I don't care if its bassically 3rd world. A country without a drinking age is a country without a drinking age.
Literally getting boned by my flask right now. I didn't really think about this whole sneaking past security in a skin tight dress.
I don't care what he thinks. My vagina has an open door policy.
the paramedic just looked at me like "you again?"
the bathroom floor of the diner looks a lot different when you're not rolling around and puking on it.
No, I don't think your idea of offering shots in exchange for bonus points to your history professor at B-Dubs was a good idea. Especially after you later told him that you would "tap that" in regards to his wife.

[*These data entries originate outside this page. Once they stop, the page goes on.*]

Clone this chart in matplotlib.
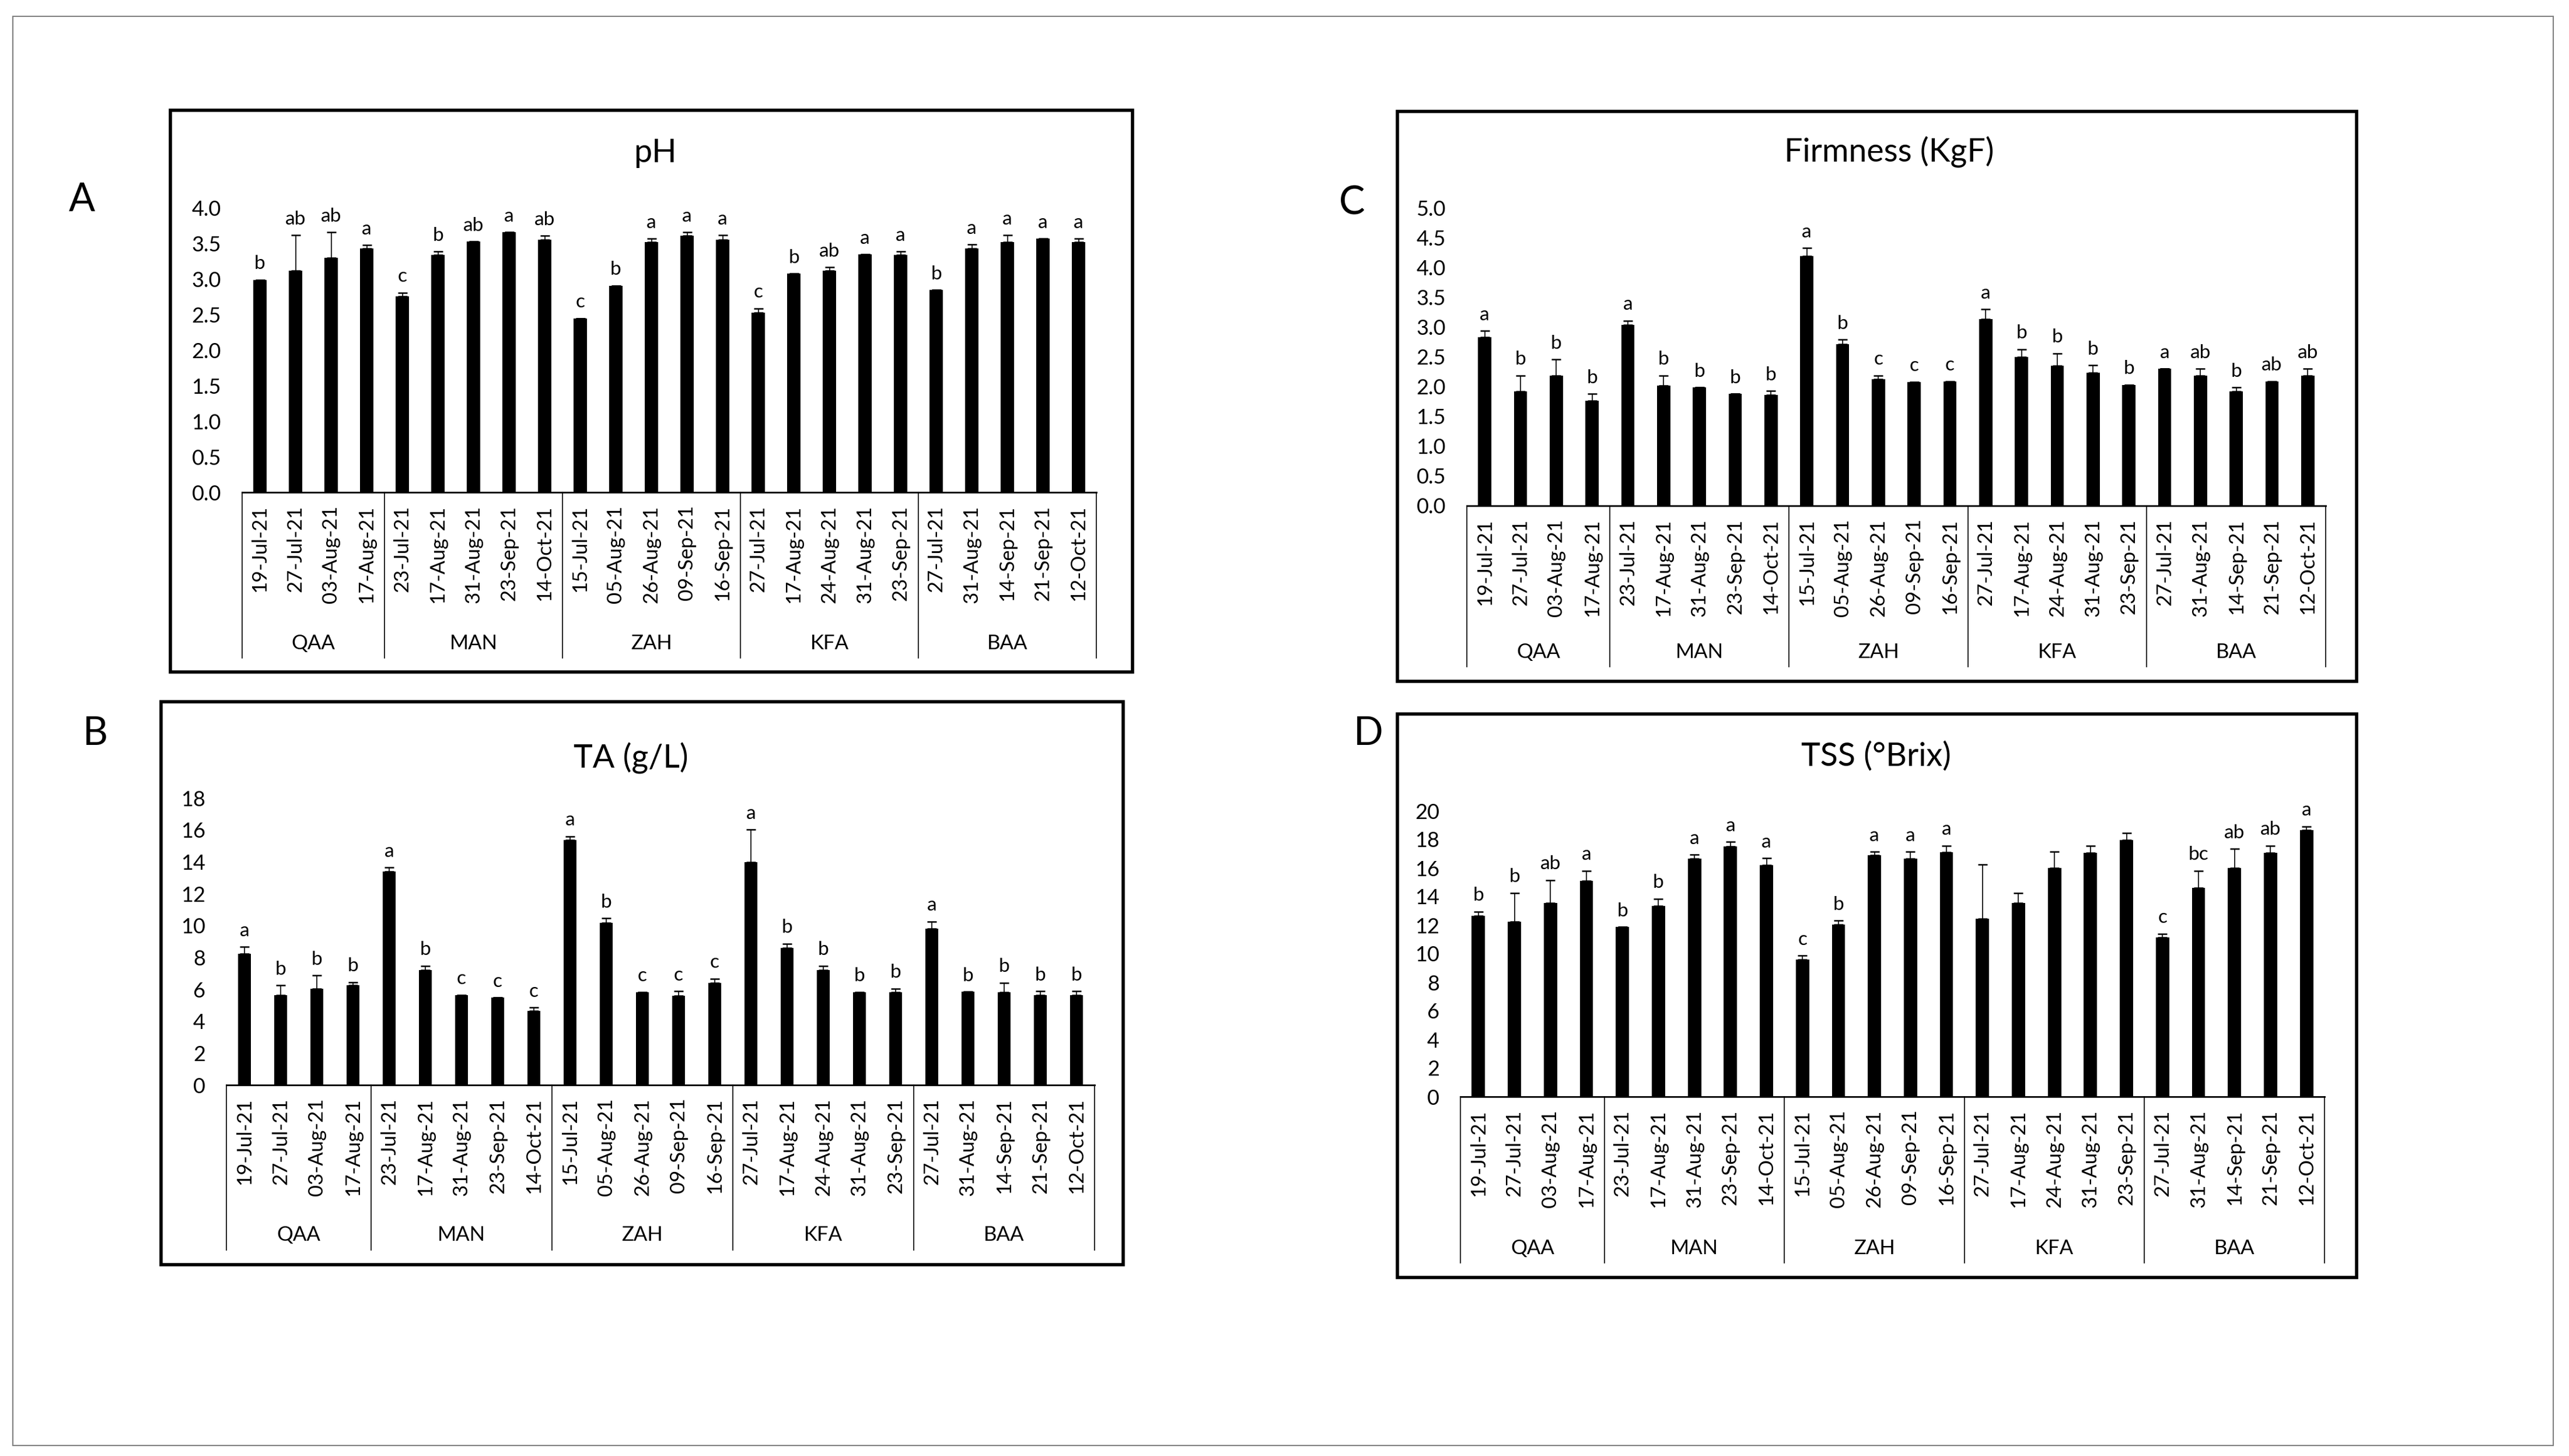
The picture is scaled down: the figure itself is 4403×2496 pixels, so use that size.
import numpy as np
import matplotlib
matplotlib.use('Agg')
import matplotlib.pyplot as plt
import matplotlib.transforms as mtransforms
from matplotlib.patches import Rectangle

plt.rcParams['font.family'] = ['Lato', 'DejaVu Sans']

# sites and sampling dates (category axis, two levels)
sites = ['QAA', 'MAN', 'ZAH', 'KFA', 'BAA']
site_dates = [
    ['19-Jul-21', '27-Jul-21', '03-Aug-21', '17-Aug-21'],
    ['23-Jul-21', '17-Aug-21', '31-Aug-21', '23-Sep-21', '14-Oct-21'],
    ['15-Jul-21', '05-Aug-21', '26-Aug-21', '09-Sep-21', '16-Sep-21'],
    ['27-Jul-21', '17-Aug-21', '24-Aug-21', '31-Aug-21', '23-Sep-21'],
    ['27-Jul-21', '31-Aug-21', '14-Sep-21', '21-Sep-21', '12-Oct-21'],
]

# A - pH
ph_mean = [2.99, 3.12, 3.30, 3.43,
           2.76, 3.34, 3.53, 3.66, 3.56,
           2.45, 2.91, 3.52, 3.61, 3.56,
           2.53, 3.08, 3.12, 3.35, 3.34,
           2.85, 3.43, 3.52, 3.57, 3.52]
ph_err = [0.0, 0.50, 0.36, 0.05,
          0.05, 0.05, 0.0, 0.0, 0.05,
          0.0, 0.0, 0.05, 0.05, 0.06,
          0.06, 0.0, 0.05, 0.0, 0.05,
          0.0, 0.06, 0.10, 0.0, 0.05]
ph_letters = ['b', 'ab', 'ab', 'a',
              'c', 'b', 'ab', 'a', 'ab',
              'c', 'b', 'a', 'a', 'a',
              'c', 'b', 'ab', 'a', 'a',
              'b', 'a', 'a', 'a', 'a']

# B - TA (g/L)
ta_mean = [8.22, 5.64, 6.03, 6.24,
           13.40, 7.22, 5.64, 5.47, 4.64,
           15.38, 10.18, 5.83, 5.60, 6.41,
           13.97, 8.61, 7.22, 5.83, 5.83,
           9.80, 5.85, 5.83, 5.64, 5.64]
ta_err = [0.44, 0.60, 0.83, 0.21,
          0.24, 0.26, 0.0, 0.0, 0.21,
          0.22, 0.28, 0.0, 0.28, 0.26,
          2.04, 0.25, 0.25, 0.0, 0.22,
          0.45, 0.0, 0.59, 0.24, 0.24]
ta_letters = ['a', 'b', 'b', 'b',
              'a', 'b', 'c', 'c', 'c',
              'a', 'b', 'c', 'c', 'c',
              'a', 'b', 'b', 'b', 'b',
              'a', 'b', 'b', 'b', 'b']

# C - Firmness (KgF)
firm_mean = [2.83, 1.92, 2.19, 1.76,
             3.04, 2.02, 1.99, 1.88, 1.86,
             4.20, 2.72, 2.13, 2.08, 2.09,
             3.14, 2.50, 2.35, 2.24, 2.03,
             2.30, 2.19, 1.92, 2.09, 2.19]
firm_err = [0.11, 0.27, 0.27, 0.12,
            0.07, 0.17, 0.0, 0.0, 0.07,
            0.13, 0.07, 0.06, 0.0, 0.0,
            0.16, 0.13, 0.21, 0.12, 0.0,
            0.0, 0.11, 0.07, 0.0, 0.11]
firm_letters = ['a', 'b', 'b', 'b',
                'a', 'b', 'b', 'b', 'b',
                'a', 'b', 'c', 'c', 'c',
                'a', 'b', 'b', 'b', 'b',
                'a', 'ab', 'b', 'ab', 'ab']

# D - TSS (Brix)
tss_mean = [12.67, 12.25, 13.57, 15.11,
            11.86, 13.36, 16.65, 17.52, 16.20,
            9.59, 12.04, 16.89, 16.65, 17.10,
            12.45, 13.54, 15.98, 17.07, 17.97,
            11.13, 14.62, 15.98, 17.07, 18.64]
tss_err = [0.28, 2.01, 1.58, 0.69,
           0.0, 0.49, 0.27, 0.31, 0.49,
           0.27, 0.27, 0.25, 0.49, 0.46,
           3.80, 0.72, 1.16, 0.49, 0.49,
           0.27, 1.18, 1.36, 0.49, 0.27]
tss_letters = ['b', 'b', 'ab', 'a',
               'b', 'b', 'a', 'a', 'a',
               'c', 'b', 'a', 'a', 'a',
               '', '', '', '', '',
               'c', 'bc', 'ab', 'ab', 'a']

W, H = 4403, 2496
fig = plt.figure(figsize=(W / 100, H / 100), dpi=100)


def fx(px):
    return px / W


def fy(py):
    return 1 - py / H


dates = [d for grp in site_dates for d in grp]
x = np.arange(len(dates))
bounds = np.concatenate([[0], np.cumsum([len(g) for g in site_dates])]) - 0.5


def panel(mean, err, letters, yticks, fmt, ax_px, frame_px, line_end, lab_y, title, title_xy, tag, tag_xy):
    x0, x1, ytop, yzero = ax_px
    ax = fig.add_axes([fx(x0), fy(yzero), (x1 - x0) / W, (yzero - ytop) / H])
    ax.bar(x, mean, width=0.37, color='black',
           yerr=[np.zeros(len(err)), err], capsize=6,
           error_kw=dict(elinewidth=1.2, capthick=1.8, ecolor='black'))
    ax.set_xlim(-0.5, len(dates) - 0.5)
    ax.set_ylim(yticks[0], yticks[-1])
    ax.set_yticks(yticks)
    ax.set_yticklabels([fmt.format(t) for t in yticks], fontsize=26)
    ax.set_xticks(x)
    ax.set_xticklabels(dates, rotation=90, fontsize=25)
    ax.tick_params(axis='y', length=0, pad=26)
    ax.tick_params(axis='x', length=0, pad=16)
    for s in ['left', 'right', 'top']:
        ax.spines[s].set_visible(False)
    ax.spines['bottom'].set_linewidth(2)
    for i in range(len(mean)):
        if letters[i]:
            ax.annotate(letters[i], (x[i], mean[i] + err[i]), xytext=(0, 9),
                        textcoords='offset points', ha='center', va='bottom', fontsize=24)
    # second level of the category axis
    trans = mtransforms.blended_transform_factory(ax.transData, fig.transFigure)
    for b in bounds:
        ax.plot([b, b], [fy(yzero), fy(line_end)], transform=trans, color='black',
                lw=1.2, clip_on=False)
    for k, s in enumerate(sites):
        ax.text((bounds[k] + bounds[k + 1]) / 2, fy(lab_y), s, transform=trans,
                ha='center', va='center', fontsize=25)
    fl, ft, fr, fb = frame_px
    fig.add_artist(Rectangle((fx(fl), fy(fb)), (fr - fl) / W, (fb - ft) / H,
                             transform=fig.transFigure, fill=False, lw=4, edgecolor='black'))
    fig.text(fx(title_xy[0]), fy(title_xy[1]), title, ha='center', va='center', fontsize=40)
    fig.text(fx(tag_xy[0]), fy(tag_xy[1]), tag, ha='center', va='center', fontsize=48)


panel(ph_mean, ph_err, ph_letters, np.arange(0, 4.01, 0.5), '{:.1f}',
      (415, 1879, 357, 844), (292, 189, 1941, 1152), 1128, 1103,
      'pH', (1123, 262), 'A', (140, 343))
panel(ta_mean, ta_err, ta_letters, np.arange(0, 19, 2), '{:.0f}',
      (388, 1876, 1368, 1860), (276, 1203, 1925, 2168), 2143, 2117,
      'TA (g/L)', (1081, 1300), 'B', (163, 1258))
panel(firm_mean, firm_err, firm_letters, np.arange(0, 5.01, 0.5), '{:.1f}',
      (2514, 3986, 357, 867), (2395, 191, 4039, 1168), 1143, 1118,
      'Firmness (KgF)', (3238, 261), 'C', (2317, 348))
panel(tss_mean, tss_err, tss_letters, np.arange(0, 21, 2), '{:.0f}',
      (2503, 3984, 1390, 1880), (2395, 1224, 4039, 2190), 2165, 2140,
      'TSS (°Brix)', (3215, 1297), 'D', (2345, 1258))

# thin outer border
fig.add_artist(Rectangle((fx(22), fy(2478)), (4376 - 22) / W, (2478 - 28) / H,
                         transform=fig.transFigure, fill=False, lw=1.5, edgecolor='#808080'))

fig.savefig('out.png', dpi=100)
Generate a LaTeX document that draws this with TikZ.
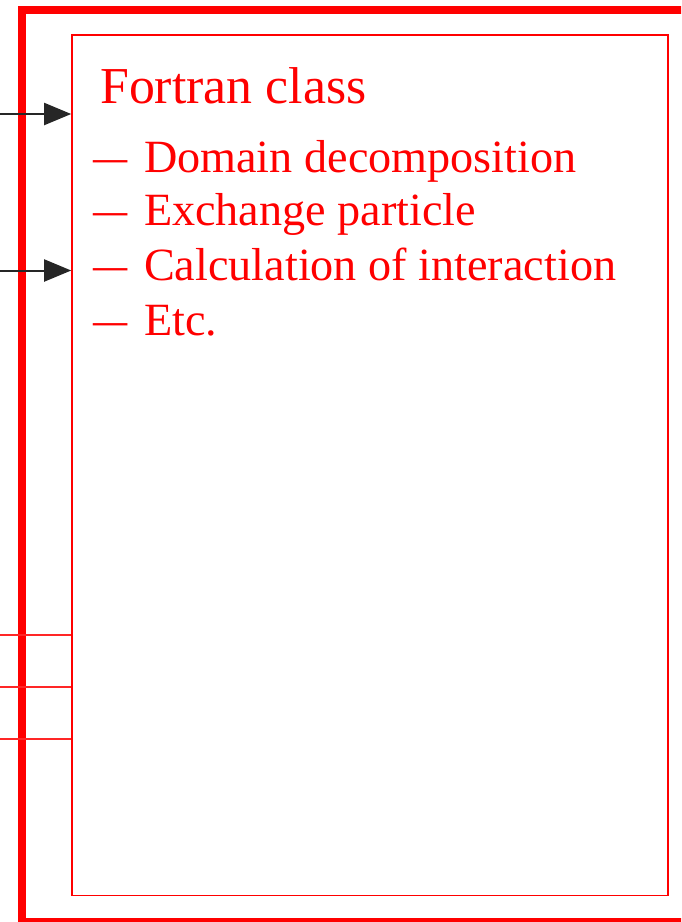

I just called the on campus pharmacy and asked the pharmacist to tell me how each one of my medications will react with "excess alcohol consumption". And I'm not even ashamed...I've reached a new low.
Carving a pumpkin in a gay bar at 2am. How did my life get to be this way.
In other news my cocaine dealer got arrested for heaving some kid out of a fourth story window.
Literally too hungover to clean. I'll get the frosting off the table tomorrow, ok?
CSI Miami is on and the guy is trying to save this woman who got shot. By stripping off his shirt & belt. THE WOMAN NEEDS YOUR PANTS OFF TOO
Please tell me that I didn't call you to say I was swimming in outter space
Just passed the animal clinic parking lot I had to pull over to puke in during welcome week. I can almost hear the dogs barking at my shame again.
We have angered the beer gods. It feels like I'm shitting angry cats.
Want to meet at a cool spot and just park like cops side-by-side and you can eat some potatoes and I can smoke a cigarette in your face?